5 hours ago, Mirith said:So given my entire explanation, I feel like this card is far to conditional to use effectively. Say you had a card. Say the card said "Action: Sacrifice your military attack, Roll a 1d6. On a 6, destroy an opponents province. " Would you play that card? Or would you rather play something that instead helps you win a battle reliably?
Where did you get percentages or randomness from? You either play this card or save it for later, there is no chance of failure. This card is more akin to conditional win effects similar to fallen in battle. Fallen in battle works only if you win a conflict with 5 more strength than opponent. It is weak because you can only target participating characters. However in Agot you have Put to the Sword a card with the same conditions but works on any character. It is from core set and sees very heavy play up to this day.
For a more close comparison: would you play a card that says: reaction: when you win a conflict with a single character you control bow another target character? Because I sure as heck would and it is arguably worse.
5 hours ago, Mirith said:I'm not saying this card is actively bad. By playing this card, you won't lose the game. However, there will probably, fairly quickly, be better alternatives in your deck. It may also prove that someone will be able to field single unit armies that will regularly crush other armies and take provinces. I don't see that happening immediately though.
That's why I asked you if you have played the game. You seem to think that attacking with one character is something rare. To the contrary its rather common especially during early turns or turns where fate drops to zero on a bunch of characters. And again you don't need to destroy a province for this card to be useful.

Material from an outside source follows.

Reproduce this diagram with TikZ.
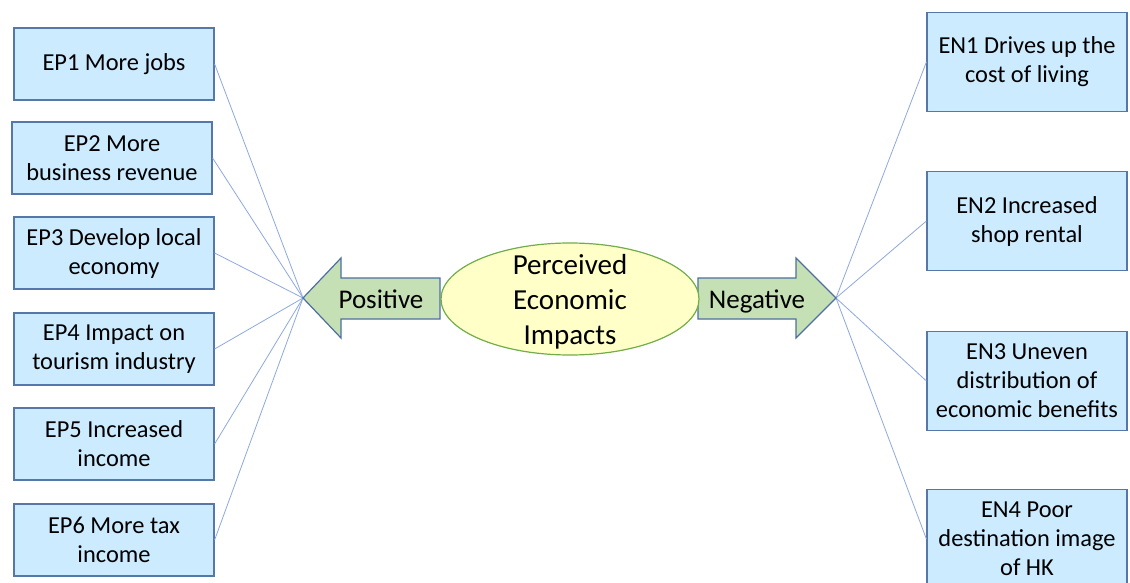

Arguably every card will be replaced later by a better card as everything gets more optimized with more releases so I dont see you point. The card is not bad now and that's it. We will see how it turns out in playtesting.
Edited by BordOne6 hours ago, Mirith said:For you to know it will be useful, you need to know that you can play it at a time where it will impact the board state.
The card literally says you can only play it as a reaction after winning a conflict with a single character. Given that we know Mirumoto Prodigy is a card that likes to attack alone and Dragon appear to be the "Voltron" faction, it seems to be very likely that there will be situations where it can be reasonably easy to trigger this reaction. The first couple turns of the game also tend to have single character conflicts. If Sashimono is good, then this card is also good if a bit limited in some areas and better in others.

What does "Voltron" mean in this context? Wikipedia tells me that it's the American name for two unrelated giant-robot-anime series, but that doesn't seem relevant here.
8 minutes ago, Kitsu Seinosuke said:What does "Voltron" mean in this context? Wikipedia tells me that it's the American name for two unrelated giant-robot-anime series, but that doesn't seem relevant here.
Voltron is indeed a reference to the giant robot series. Voltron was formed when lesser robots combined to make a more powerful/larger robot.
In L5R context it means loading up a single character with a bunch of attachments and/or cards that temporarily boost stats.
1 minute ago, Kyoden Kurosora said:In L5R context it means loading up a single character with a bunch of attachments and/or cards that temporarily boost stats.
Thank you.
I'm guessing in order to make this viable, Dragon would need some event protection; otherwise cards like For Shame! would be extremely powerful against them.